# DIRS GmbH: Warnung vor teuren Domain-Angeboten am Telefon



## sascha (7 Dezember 2010)

*DIRS GmbH: Warnung vor teuren Domain-Angeboten am Telefon*

Mit Telefonanrufen geht eine dubiose Firma namens DIRS GmbH derzeit auf Opferjagd. Bei den Anrufen wird versucht, arglose Menschen zum Anschluss eines teuren Domain-Vertrags zu bringen.

DIRS GmbH: Warnung vor teuren Domain-Angeboten am Telefon: computerbetrug.de und dialerschutz.de


----------



## Niclas (7 Dezember 2010)

*AW: DIRS GmbH: Warnung vor teuren Domain-Angeboten am Telefon*

Meldungen dazu gibt es seit einigen Monaten 
Anrufe zwecks Domain-Registrierung


> Der Anrufer sagte, er rufe von  international-registrieren.de  aus an
> (dahinter steckt die DIRS GmbH in Düsseldorf, wohinter ein B. G. steckt).
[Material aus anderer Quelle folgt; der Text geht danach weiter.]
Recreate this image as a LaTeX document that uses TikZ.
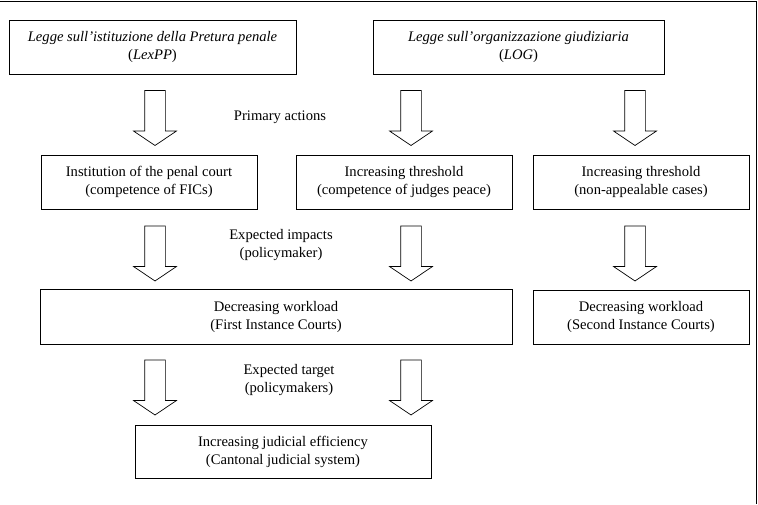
\documentclass[tikz,border=0pt]{standalone}
\usepackage{fontspec}
\setmainfont{Liberation Serif}
\usetikzlibrary{shapes.arrows}
\begin{document}
\begin{tikzpicture}[x=1pt, y=-1pt, line width=0.7pt,
        every node/.style={font=\fontsize{14.6}{18}\selectfont, align=center},
        box/.style={draw, inner sep=0pt},
        blockarrow/.style={draw, single arrow, rotate=-90, inner xsep=0pt, inner ysep=10pt,
            minimum height=55pt, single arrow head extend=11pt, single arrow tip angle=112}]
        \useasboundingbox (0,0) rectangle (758,504);
        \draw (0,1) -- (756,1) -- (756,504);
        \node[box, minimum width=287pt, minimum height=54pt] (lexpp) at (152.5,47) {\textit{Legge sull’istituzione della Pretura penale}\\(\textit{LexPP})};
        \node[box, minimum width=291pt, minimum height=54pt] (log) at (518.5,47) {\textit{Legge sull’organizzazione giudiziaria}\\(\textit{LOG})};
        \node[blockarrow] (a1) at (155,114.5) {};
        \node[blockarrow] (a2) at (411,114.5) {};
        \node[blockarrow] (a3) at (635,114.5) {};
        \node (primary) at (280,117) {Primary actions};
        \node[box, minimum width=216pt, minimum height=54pt] (penal) at (149,182) {Institution of the penal court\\(competence of FICs)};
        \node[box, minimum width=216pt, minimum height=54pt] (peace) at (404,182) {Increasing threshold\\(competence of judges peace)};
        \node[box, minimum width=216pt, minimum height=54pt] (appeal) at (641,182) {Increasing threshold\\(non-appealable cases)};
        \node[blockarrow] (b1) at (155,250) {};
        \node[blockarrow] (b2) at (411,250) {};
        \node[blockarrow] (b3) at (635,250) {};
        \node (impacts) at (281,245.5) {Expected impacts\\(policymaker)};
        \node[box, minimum width=472pt, minimum height=55pt] (first) at (276,316.5) {Decreasing workload\\(First Instance Courts)};
        \node[box, minimum width=216pt, minimum height=54pt] (second) at (641,317) {Decreasing workload\\(Second Instance Courts)};
        \node[blockarrow] (c1) at (155,384) {};
        \node[blockarrow] (c2) at (411,384) {};
        \node (target) at (289,380.5) {Expected target\\(policymakers)};
        \node[box, minimum width=296pt, minimum height=53pt] (efficiency) at (283,451.5) {Increasing judicial efficiency\\(Cantonal judicial system)};
\end{tikzpicture}
\end{document}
Im Impressum steht tatsächlich dieser Laden 
Zum ersten Mal wird hier darüber berichtet :
Deutsche IDR: Vorsicht vor telefonischen Domain-Angeboten! - IT und Entwicklung - Alexander Langer


> Kommentar von CvH am 31. Mai 2010 @ 21:21
> Es scheint ein neues Unternehmen mit dem gleichen Geschäftsgebahren zu geben:
> international-registrieren.de  ist die Domain. Dahinter steckt die DIRS GmbH in Düsseldorf
> (steht übrigens nicht im Telefonverzeichnis), Geschäfsführer B.  G.


In der Registrierung der Domain steht eine Telefonnummer,  die entweder gefakt oder "geheim"  ist..
Das letzte Update, vermutlich das Anmeldedatum ist 08.03.2010


----------